The Los Angeles Times reported today:
U.S. State Department officials have issued a travel alert prompted by drug violence in the north of Mexico, warning that victims have included foreign visitors and residents.
American visitors are advised to be especially alert about their safety in the border region, and to avoid areas where there are high levels of drug dealing and prostitution.
“Violent criminal activity fueled by a war between criminal organizations struggling for control of the lucrative narcotics trade continues along the U.S.-Mexico border,” said the warning, dated Monday. “Attacks are aimed primarily at members of drug-trafficking organizations, Mexican police forces, criminal justice officials and journalists. However, foreign visitors and residents, including Americans, have been among the victims of homicides and kidnappings in the border region.”
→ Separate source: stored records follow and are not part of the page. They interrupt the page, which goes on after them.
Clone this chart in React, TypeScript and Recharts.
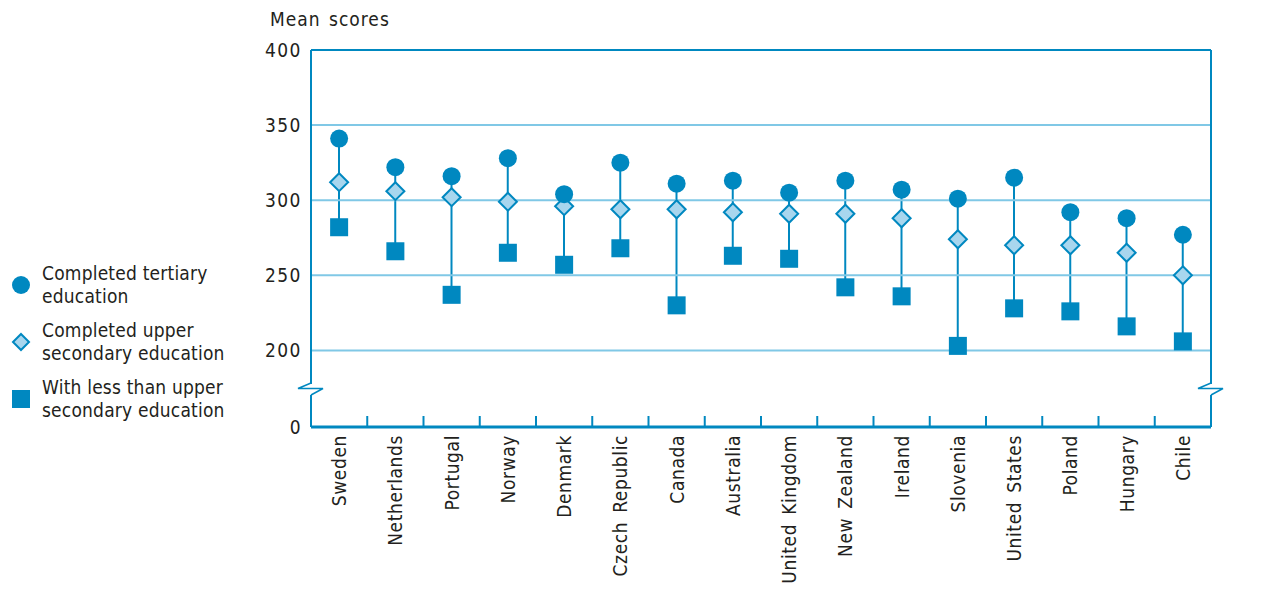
import React from "react";
import { ComposedChart, Bar, Line, XAxis, YAxis, ReferenceLine } from "recharts";

const countries = [
  "Sweden", "Netherlands", "Portugal", "Norway", "Denmark", "Czech Republic",
  "Canada", "Australia", "United Kingdom", "New Zealand", "Ireland", "Slovenia",
  "United States", "Poland", "Hungary", "Chile",
];
const tertiary = [341, 322, 316, 328, 304, 325, 311, 313, 305, 313, 307, 301, 315, 292, 288, 277];
const upperSecondary = [312, 306, 302, 299, 296, 294, 294, 292, 291, 291, 288, 274, 270, 270, 265, 250];
const lessThanUpper = [282, 266, 237, 265, 257, 268, 230, 263, 261, 242, 236, 203, 228, 226, 216, 206];

// axis is broken: "0" is drawn where 149 would sit on the linear scale
const ZERO_AT = 149;
const yTicks = [ZERO_AT, 200, 250, 300, 350, 400];
const gridValues = [200, 250, 300, 350];

const legendItems = [
  { shape: "circle", lines: ["Completed tertiary", "education"] },
  { shape: "diamond", lines: ["Completed upper", "secondary education"] },
  { shape: "square", lines: ["With less than upper", "secondary education"] },
];

const DARK = "#0088c0";
const LIGHT = "#a8d6ee";
const GRID = "#80c8e6";
const TEXT = "#231f20";
const FONT = "'Liberation Sans Narrow', 'Arial Narrow', 'DejaVu Sans Condensed', 'Roboto Condensed', sans-serif";

const W = 1265;
const H = 600;
const MARGIN = { top: 50, right: 0, bottom: 23, left: 251 };
const Y_W_LEFT = 60;
const Y_W_RIGHT = 54;
const X_H = H - MARGIN.top - MARGIN.bottom - 377;
const PLOT_L = MARGIN.left + Y_W_LEFT;
const PLOT_R = W - MARGIN.right - Y_W_RIGHT;

const data = countries.map((c, i) => ({
  name: c,
  tertiary: tertiary[i],
  upper: upperSecondary[i],
  less: lessThanUpper[i],
  stem: [lessThanUpper[i], tertiary[i]],
}));

const CircleDot = (p: any) =>
  p.cx == null ? null : <circle cx={p.cx} cy={p.cy} r={9} fill={DARK} />;
const DiamondDot = (p: any) =>
  p.cx == null ? null : (
    <polygon
      points={`${p.cx},${p.cy - 9} ${p.cx + 9},${p.cy} ${p.cx},${p.cy + 9} ${p.cx - 9},${p.cy}`}
      fill={LIGHT}
      stroke={DARK}
      strokeWidth={2}
    />
  );
const SquareDot = (p: any) =>
  p.cx == null ? null : <rect x={p.cx - 9} y={p.cy - 9} width={18} height={18} fill={DARK} />;

const CountryTick = (props: any) => {
  const { x, y, payload } = props;
  const bw = (PLOT_R - PLOT_L) / countries.length;
  return (
    <g>
      <line x1={x + bw / 2} x2={x + bw / 2} y1={y - 11} y2={y} stroke={DARK} strokeWidth={2} />
      <text
        transform={`translate(${x},${y + 8}) rotate(-90)`}
        textAnchor="end"
        dominantBaseline="central"
        fontSize={19}
        fill={TEXT}
        style={{ letterSpacing: "0.6px", wordSpacing: "3px", fontFamily: FONT }}
      >
        {payload.value}
      </text>
    </g>
  );
};

const fmt = (v: number) => (v === ZERO_AT ? "0" : String(v));
const tickStyle = { fontSize: 19, fill: TEXT, fontFamily: FONT, letterSpacing: "1.5px" };

function BreakMark({ x }: { x: number }) {
  const y0 = 383;
  return (
    <g>
      <rect x={x - 8} y={y0 + 1} width={18} height={11} fill="#fff" />
      <polyline
        points={`${x},${y0} ${x - 13},${y0 + 5.5} ${x + 12},${y0 + 5.5} ${x},${y0 + 12}`}
        fill="none"
        stroke={DARK}
        strokeWidth={1.5}
      />
    </g>
  );
}

function LegendIcon({ shape }: { shape: string }) {
  return (
    <svg width={22} height={22} style={{ flex: "none" }}>
      {shape === "circle" && <circle cx={11} cy={11} r={9} fill={DARK} />}
      {shape === "diamond" && (
        <polygon points="11,3 19,11 11,19 3,11" fill={LIGHT} stroke={DARK} strokeWidth={2} />
      )}
      {shape === "square" && <rect x={2} y={2} width={18} height={18} fill={DARK} />}
    </svg>
  );
}

export default function App() {
  return (
    <div style={{ position: "absolute", left: 0, top: 0, width: W, height: H, background: "#fff", fontFamily: FONT }}>
      <div
        style={{
          position: "absolute", left: 270, top: 8, fontSize: 19, color: TEXT,
          letterSpacing: "1px", wordSpacing: "2px",
        }}
      >
        Mean scores
      </div>
      <div style={{ position: "absolute", left: 10, top: 256, width: 240 }}>
        {legendItems.map((it) => (
          <div key={it.shape} style={{ display: "flex", alignItems: "center", height: 57 }}>
            <LegendIcon shape={it.shape} />
            <div style={{ marginLeft: 10, fontSize: 19, lineHeight: "23px", color: TEXT, letterSpacing: "0.2px" }}>
              {it.lines.map((l) => (
                <div key={l}>{l}</div>
              ))}
            </div>
          </div>
        ))}
      </div>
      <div style={{ position: "absolute", left: 0, top: 0 }}>
        <ComposedChart width={W} height={H} data={data} margin={MARGIN}>
          <XAxis
            dataKey="name"
            interval={0}
            height={X_H}
            tick={<CountryTick />}
            tickLine={false}
            tickSize={0}
            tickMargin={0}
            axisLine={{ stroke: DARK, strokeWidth: 3 }}
          />
          <YAxis
            yAxisId="l"
            domain={[ZERO_AT, 400]}
            ticks={yTicks}
            tickFormatter={fmt}
            width={Y_W_LEFT}
            tickLine={false}
            tickSize={0}
            tickMargin={9}
            tick={tickStyle}
            axisLine={{ stroke: DARK, strokeWidth: 2 }}
          />
          <YAxis
            yAxisId="r"
            orientation="right"
            domain={[ZERO_AT, 400]}
            ticks={yTicks}
            tickFormatter={fmt}
            width={Y_W_RIGHT}
            tickLine={false}
            tickSize={0}
            tickMargin={11}
            tick={{ ...tickStyle, textAnchor: "start" }}
            axisLine={{ stroke: DARK, strokeWidth: 2 }}
          />
          {gridValues.map((v) => (
            <ReferenceLine key={v} yAxisId="l" y={v} stroke={GRID} strokeWidth={2} />
          ))}
          <ReferenceLine yAxisId="l" y={400} stroke={DARK} strokeWidth={2} />
          <Bar yAxisId="l" dataKey="stem" barSize={2} fill={DARK} isAnimationActive={false} />
          <Line yAxisId="l" dataKey="less" stroke="none" dot={<SquareDot />} activeDot={false} isAnimationActive={false} />
          <Line yAxisId="l" dataKey="upper" stroke="none" dot={<DiamondDot />} activeDot={false} isAnimationActive={false} />
          <Line yAxisId="l" dataKey="tertiary" stroke="none" dot={<CircleDot />} activeDot={false} isAnimationActive={false} />
        </ComposedChart>
      </div>
      <svg width={W} height={H} style={{ position: "absolute", left: 0, top: 0, pointerEvents: "none" }}>
        <BreakMark x={PLOT_L} />
        <BreakMark x={PLOT_R} />
      </svg>
    </div>
  );
}
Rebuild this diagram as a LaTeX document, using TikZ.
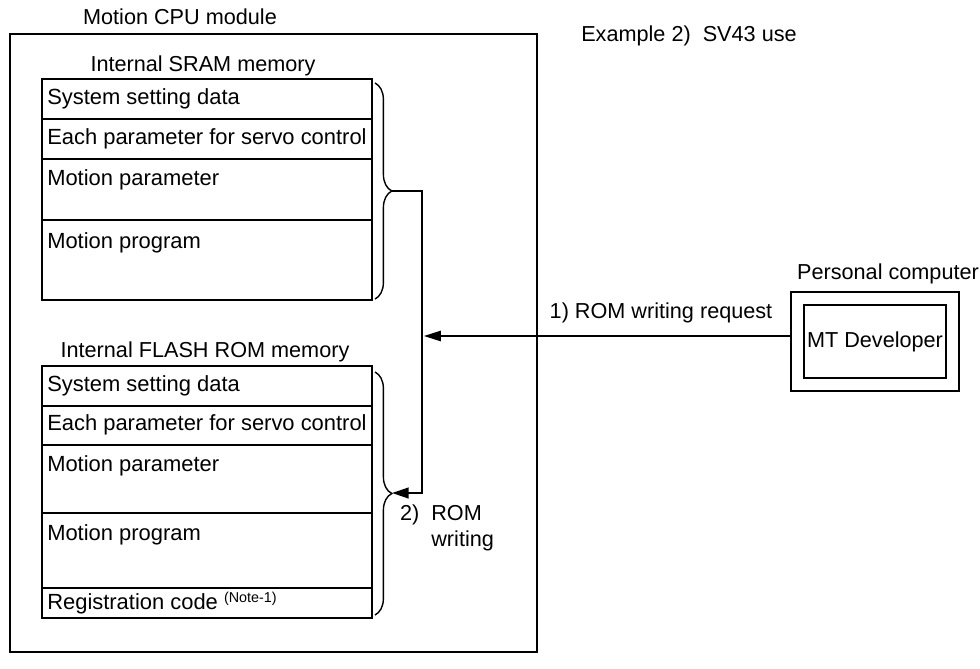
\documentclass[tikz,border=0pt]{standalone}
\usepackage{fontspec}
\setmainfont{Liberation Sans}
\usetikzlibrary{arrows.meta,decorations.pathreplacing}

\begin{document}
\begin{tikzpicture}[
  lbl/.style={font=\fontsize{15.4}{18.5}\selectfont, inner sep=0pt},
  rowtxt/.style={lbl, font=\fontsize{15.6}{18.5}\selectfont, anchor=west},
  frame/.style={line width=1.1pt},
  membrace/.style={decorate, decoration={brace, amplitude=0.42cm}, line width=1pt},
  feed/.style={line width=2pt, -{Triangle[length=4.2mm,width=2.6mm]}},
  req/.style={line width=0.9pt, -{Triangle[length=4.2mm,width=2.6mm]}}
]
\useasboundingbox (0,0) rectangle (24.5,-16.7);
% module frame
\draw[frame] (0.250,-0.850) rectangle (13.425,-16.300);
\node[lbl] (cpu) at (4.500,-0.425) {Motion CPU module};
\node[lbl] (example) at (17.225,-0.900) {Example 2)\ \ SV43 use};
% internal SRAM memory
\node[lbl] (sram) at (5.075,-1.650) {Internal SRAM memory};
\draw[frame] (1.050,-1.975) rectangle (9.300,-7.500);
\draw[frame] (1.050,-2.975) -- (9.300,-2.975);
\draw[frame] (1.050,-3.975) -- (9.300,-3.975);
\draw[frame] (1.050,-5.500) -- (9.300,-5.500);
\node[rowtxt] (sram1) at (1.175,-2.475) {System setting data};
\node[rowtxt] (sram2) at (1.175,-3.475) {Each parameter for servo control};
\node[rowtxt] (sram3) at (1.175,-4.500) {Motion parameter};
\node[rowtxt] (sram4) at (1.175,-6.075) {Motion program};
% internal FLASH ROM memory
\node[lbl] (flash) at (5.125,-8.800) {Internal FLASH ROM memory};
\draw[frame] (1.050,-9.150) rectangle (9.300,-15.450);
\draw[frame] (1.050,-10.150) -- (9.300,-10.150);
\draw[frame] (1.050,-11.125) -- (9.300,-11.125);
\draw[frame] (1.050,-12.825) -- (9.300,-12.825);
\draw[frame] (1.050,-14.700) -- (9.300,-14.700);
\node[rowtxt] (flash1) at (1.175,-9.650) {System setting data};
\node[rowtxt] (flash2) at (1.175,-10.625) {Each parameter for servo control};
\node[rowtxt] (flash3) at (1.175,-11.650) {Motion parameter};
\node[rowtxt] (flash4) at (1.175,-13.375) {Motion program};
\node[rowtxt] (flash5) at (1.175,-15.075) {Registration code\ \raisebox{0.55ex}{\fontsize{10.2}{12}\selectfont (Note-1)}};
% braces and ROM writing path
\draw[membrace] (9.375,-2.075) -- (9.375,-7.475);
\draw[membrace] (9.375,-9.300) -- (9.375,-15.375);
\coordinate (utip) at (9.795,-4.775);
\coordinate (ltip) at (9.795,-12.325);
\coordinate (bus) at (10.550,0);
\draw[feed] (utip) -- (utip -| bus) -- (ltip -| bus) -- (ltip);
\node[lbl, align=left] (romwr) at (11.175,-13.200) {2)\ \ ROM\\\hphantom{2)\ \ }writing};
% personal computer
\node[draw, frame, minimum width=4.2cm, minimum height=2.475cm] (pc) at (21.875,-8.5375) {};
\node[draw, frame, lbl, minimum width=3.55cm, minimum height=1.825cm] (mtdev) at (pc.center) {MT Developer};
\node[lbl] (pclbl) at (22.200,-6.850) {Personal computer};
\coordinate (reqend) at (10.600,-8.400);
\draw[req] (pc.west |- reqend) -- (reqend);
\node[lbl] (reqlbl) at (16.525,-7.825) {1) ROM writing request};
\end{tikzpicture}
\end{document}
American Ambassador Antonio O. Garza Jr. said in a statement that the alert reflected the current reality in Mexico: “These conditions are widely known here in Mexico from watching the news every day, but many tourists are simply not as aware of what goes on in other countries as they are in their own.”
In February, The Times reported that Tijuana was a ghost of its former self. At the time, more than 50 people had been killed in the onetime party town since the beginning of the year.
Other reports have counted scores of drug-related slayings so far this year in another border town, Ciudad Juarez. Mexico’s drug wars killed more than 2,500 people in 2007.
This caught my eye in part because 30 people (high school kids and adult sponsors) I know just returned from a trip down to Tijuana to help build houses. What this article only implies at is how this violence is affecting regular working Mexicans like the people I know down there.